Inside the mind of Mark Whitacre (Matt Damon), facts and information swirl into a funnel cloud shielding him from the harsh realities he would rather remain oblivious to. He rambles through thought associations — a wool sweater on an employee causes him to discuss his opinions on how it feels, that his wife enjoys it, and that she also enjoys avocados. “And who wants that texture in their mouth?” Based on a true story, The Informant! takes a lighthearted approach in showing how one man, capable of bringing a Fortune 500 company to justice, can become his own worst enemy.
Working for ADM, a large food and ingredients company, one of Whitacre’s charges is lysine production. After Whitacre claims sabotage against his company, the company calls in the FBI to investigate. With the government looking over his shoulder, Whitacre cracks and confesses that his company hasn’t been on the up and up.
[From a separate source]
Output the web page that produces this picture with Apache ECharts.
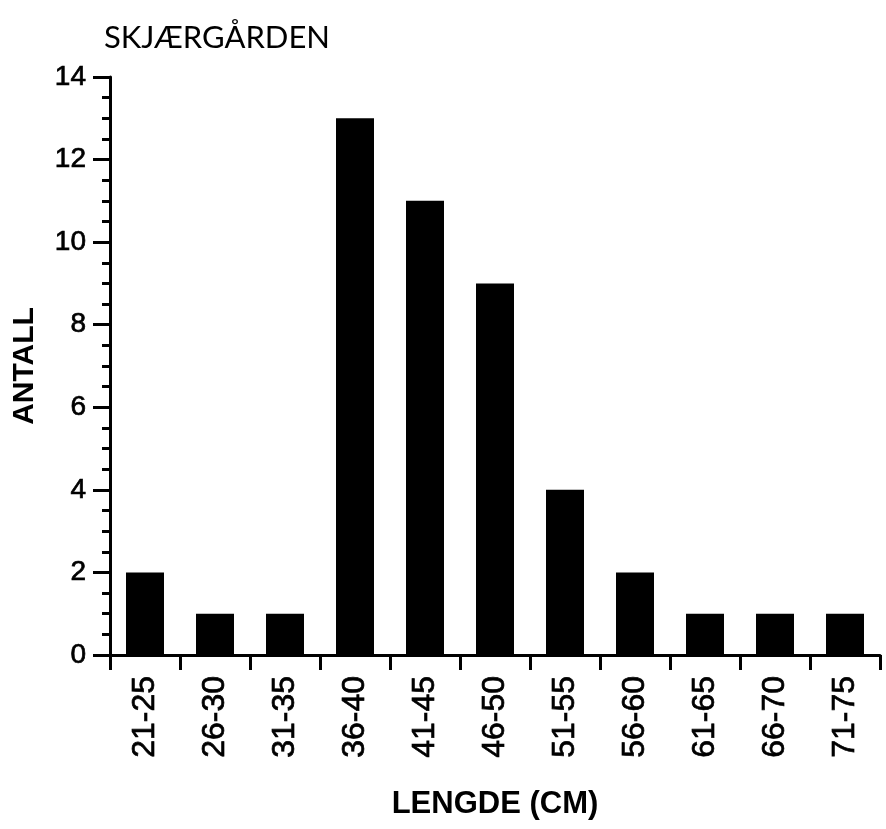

Now working for the FBI as a spy and whistleblower, Whitacre brings down the net on his company. Signs of Whitacre’s mental instability show, and Whitacre’s investigation and the conflicting stories he tells leads the FBI down a crooked path to another criminal — Whitacre, himself. When FBI agents question him about a New York Times report claiming. among other things, that Whitacre had been embezzling millions of dollars from ADM, Whitacre asks them what they think about his stubble portrait in the paper. Lies begin to unravel, and it becomes apparent that Whitacre can’t help but dig himself into a much deeper hole. While there’s an odd sense of humor in the movie, watching Whitacre lead the FBI agents deeper into his rabbit hole is a confounding experience in itself. The light-hearted tone of the movie — perhaps deliberately — betrays the subject matter because things seem so glib even while the world around Whitacre falls tragically apart. Overall, it’s well acted and cheeky, but the movie’s main focus doesn’t seem clear until Whitacre’s knee-deep in bull-poo, and then it’s a matter of figuring out what’s real and what’s embellished, made up, or stricken out. It’s a tangled web full of deceit, but there’s too much webbing and not enough gapping to make it effective.